> _What you will do_:
Please write out the material that follows, exactly as it stands.

━━━━

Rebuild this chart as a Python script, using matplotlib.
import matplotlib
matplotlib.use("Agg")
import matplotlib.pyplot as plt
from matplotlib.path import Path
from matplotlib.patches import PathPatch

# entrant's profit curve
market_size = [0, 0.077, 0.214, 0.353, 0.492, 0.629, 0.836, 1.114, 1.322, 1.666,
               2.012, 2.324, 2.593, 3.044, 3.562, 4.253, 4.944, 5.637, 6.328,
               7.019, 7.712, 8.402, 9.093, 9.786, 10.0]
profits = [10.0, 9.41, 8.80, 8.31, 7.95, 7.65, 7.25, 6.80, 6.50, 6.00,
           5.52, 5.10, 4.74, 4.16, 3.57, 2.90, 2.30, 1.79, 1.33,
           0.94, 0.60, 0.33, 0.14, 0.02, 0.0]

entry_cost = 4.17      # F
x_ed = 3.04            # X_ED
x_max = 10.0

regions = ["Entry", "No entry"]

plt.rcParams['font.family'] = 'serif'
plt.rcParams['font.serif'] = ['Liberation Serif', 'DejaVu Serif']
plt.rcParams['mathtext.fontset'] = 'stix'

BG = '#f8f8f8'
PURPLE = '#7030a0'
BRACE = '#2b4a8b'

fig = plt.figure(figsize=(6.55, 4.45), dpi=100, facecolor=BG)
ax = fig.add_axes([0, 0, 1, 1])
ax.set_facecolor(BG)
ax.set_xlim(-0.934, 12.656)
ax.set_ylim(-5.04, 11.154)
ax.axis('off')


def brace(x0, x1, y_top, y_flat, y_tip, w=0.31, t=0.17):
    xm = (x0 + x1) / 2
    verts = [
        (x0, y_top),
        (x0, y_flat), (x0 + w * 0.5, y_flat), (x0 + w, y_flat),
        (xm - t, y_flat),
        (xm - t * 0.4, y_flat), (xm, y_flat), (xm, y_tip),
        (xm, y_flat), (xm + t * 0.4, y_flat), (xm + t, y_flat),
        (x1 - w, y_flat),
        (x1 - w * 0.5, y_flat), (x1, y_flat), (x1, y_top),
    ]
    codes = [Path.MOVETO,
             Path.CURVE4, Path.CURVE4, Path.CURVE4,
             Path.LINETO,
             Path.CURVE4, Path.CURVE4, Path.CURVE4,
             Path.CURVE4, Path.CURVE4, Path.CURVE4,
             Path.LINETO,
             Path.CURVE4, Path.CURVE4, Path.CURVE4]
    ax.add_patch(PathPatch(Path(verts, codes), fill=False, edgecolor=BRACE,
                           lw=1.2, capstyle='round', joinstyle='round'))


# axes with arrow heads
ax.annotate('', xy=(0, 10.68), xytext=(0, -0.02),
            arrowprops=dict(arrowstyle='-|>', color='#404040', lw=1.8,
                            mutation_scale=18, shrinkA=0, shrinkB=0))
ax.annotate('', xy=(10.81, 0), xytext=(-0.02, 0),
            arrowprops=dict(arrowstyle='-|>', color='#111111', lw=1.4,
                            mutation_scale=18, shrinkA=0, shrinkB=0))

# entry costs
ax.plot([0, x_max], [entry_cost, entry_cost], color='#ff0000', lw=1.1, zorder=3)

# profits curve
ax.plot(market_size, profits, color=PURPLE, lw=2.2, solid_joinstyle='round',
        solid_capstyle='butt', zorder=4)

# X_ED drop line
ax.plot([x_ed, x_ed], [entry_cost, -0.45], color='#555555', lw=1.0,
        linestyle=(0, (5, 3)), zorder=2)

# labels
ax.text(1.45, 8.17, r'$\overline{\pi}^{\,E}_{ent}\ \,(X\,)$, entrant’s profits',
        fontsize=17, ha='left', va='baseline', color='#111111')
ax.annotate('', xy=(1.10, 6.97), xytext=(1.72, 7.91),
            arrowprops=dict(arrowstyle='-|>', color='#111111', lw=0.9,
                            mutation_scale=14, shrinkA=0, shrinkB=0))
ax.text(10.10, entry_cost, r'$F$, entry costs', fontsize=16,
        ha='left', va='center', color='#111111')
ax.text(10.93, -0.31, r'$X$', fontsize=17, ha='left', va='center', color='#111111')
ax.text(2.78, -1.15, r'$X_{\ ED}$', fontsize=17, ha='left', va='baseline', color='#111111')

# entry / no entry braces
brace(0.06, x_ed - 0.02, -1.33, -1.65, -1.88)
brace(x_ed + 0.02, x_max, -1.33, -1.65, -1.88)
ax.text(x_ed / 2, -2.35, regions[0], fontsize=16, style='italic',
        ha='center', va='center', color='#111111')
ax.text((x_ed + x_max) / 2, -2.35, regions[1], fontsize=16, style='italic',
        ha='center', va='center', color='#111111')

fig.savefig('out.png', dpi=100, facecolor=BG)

━━━━

> _Output of the exercise_:
Rebuild this chart as a Python script, using matplotlib.
import matplotlib
matplotlib.use("Agg")
import matplotlib.pyplot as plt
from matplotlib.path import Path
from matplotlib.patches import PathPatch

# entrant's profit curve
market_size = [0, 0.077, 0.214, 0.353, 0.492, 0.629, 0.836, 1.114, 1.322, 1.666,
               2.012, 2.324, 2.593, 3.044, 3.562, 4.253, 4.944, 5.637, 6.328,
               7.019, 7.712, 8.402, 9.093, 9.786, 10.0]
profits = [10.0, 9.41, 8.80, 8.31, 7.95, 7.65, 7.25, 6.80, 6.50, 6.00,
           5.52, 5.10, 4.74, 4.16, 3.57, 2.90, 2.30, 1.79, 1.33,
           0.94, 0.60, 0.33, 0.14, 0.02, 0.0]

entry_cost = 4.17      # F
x_ed = 3.04            # X_ED
x_max = 10.0

regions = ["Entry", "No entry"]

plt.rcParams['font.family'] = 'serif'
plt.rcParams['font.serif'] = ['Liberation Serif', 'DejaVu Serif']
plt.rcParams['mathtext.fontset'] = 'stix'

BG = '#f8f8f8'
PURPLE = '#7030a0'
BRACE = '#2b4a8b'

fig = plt.figure(figsize=(6.55, 4.45), dpi=100, facecolor=BG)
ax = fig.add_axes([0, 0, 1, 1])
ax.set_facecolor(BG)
ax.set_xlim(-0.934, 12.656)
ax.set_ylim(-5.04, 11.154)
ax.axis('off')


def brace(x0, x1, y_top, y_flat, y_tip, w=0.31, t=0.17):
    xm = (x0 + x1) / 2
    verts = [
        (x0, y_top),
        (x0, y_flat), (x0 + w * 0.5, y_flat), (x0 + w, y_flat),
        (xm - t, y_flat),
        (xm - t * 0.4, y_flat), (xm, y_flat), (xm, y_tip),
        (xm, y_flat), (xm + t * 0.4, y_flat), (xm + t, y_flat),
        (x1 - w, y_flat),
        (x1 - w * 0.5, y_flat), (x1, y_flat), (x1, y_top),
    ]
    codes = [Path.MOVETO,
             Path.CURVE4, Path.CURVE4, Path.CURVE4,
             Path.LINETO,
             Path.CURVE4, Path.CURVE4, Path.CURVE4,
             Path.CURVE4, Path.CURVE4, Path.CURVE4,
             Path.LINETO,
             Path.CURVE4, Path.CURVE4, Path.CURVE4]
    ax.add_patch(PathPatch(Path(verts, codes), fill=False, edgecolor=BRACE,
                           lw=1.2, capstyle='round', joinstyle='round'))


# axes with arrow heads
ax.annotate('', xy=(0, 10.68), xytext=(0, -0.02),
            arrowprops=dict(arrowstyle='-|>', color='#404040', lw=1.8,
                            mutation_scale=18, shrinkA=0, shrinkB=0))
ax.annotate('', xy=(10.81, 0), xytext=(-0.02, 0),
            arrowprops=dict(arrowstyle='-|>', color='#111111', lw=1.4,
                            mutation_scale=18, shrinkA=0, shrinkB=0))

# entry costs
ax.plot([0, x_max], [entry_cost, entry_cost], color='#ff0000', lw=1.1, zorder=3)

# profits curve
ax.plot(market_size, profits, color=PURPLE, lw=2.2, solid_joinstyle='round',
        solid_capstyle='butt', zorder=4)

# X_ED drop line
ax.plot([x_ed, x_ed], [entry_cost, -0.45], color='#555555', lw=1.0,
        linestyle=(0, (5, 3)), zorder=2)

# labels
ax.text(1.45, 8.17, r'$\overline{\pi}^{\,E}_{ent}\ \,(X\,)$, entrant’s profits',
        fontsize=17, ha='left', va='baseline', color='#111111')
ax.annotate('', xy=(1.10, 6.97), xytext=(1.72, 7.91),
            arrowprops=dict(arrowstyle='-|>', color='#111111', lw=0.9,
                            mutation_scale=14, shrinkA=0, shrinkB=0))
ax.text(10.10, entry_cost, r'$F$, entry costs', fontsize=16,
        ha='left', va='center', color='#111111')
ax.text(10.93, -0.31, r'$X$', fontsize=17, ha='left', va='center', color='#111111')
ax.text(2.78, -1.15, r'$X_{\ ED}$', fontsize=17, ha='left', va='baseline', color='#111111')

# entry / no entry braces
brace(0.06, x_ed - 0.02, -1.33, -1.65, -1.88)
brace(x_ed + 0.02, x_max, -1.33, -1.65, -1.88)
ax.text(x_ed / 2, -2.35, regions[0], fontsize=16, style='italic',
        ha='center', va='center', color='#111111')
ax.text((x_ed + x_max) / 2, -2.35, regions[1], fontsize=16, style='italic',
        ha='center', va='center', color='#111111')

fig.savefig('out.png', dpi=100, facecolor=BG)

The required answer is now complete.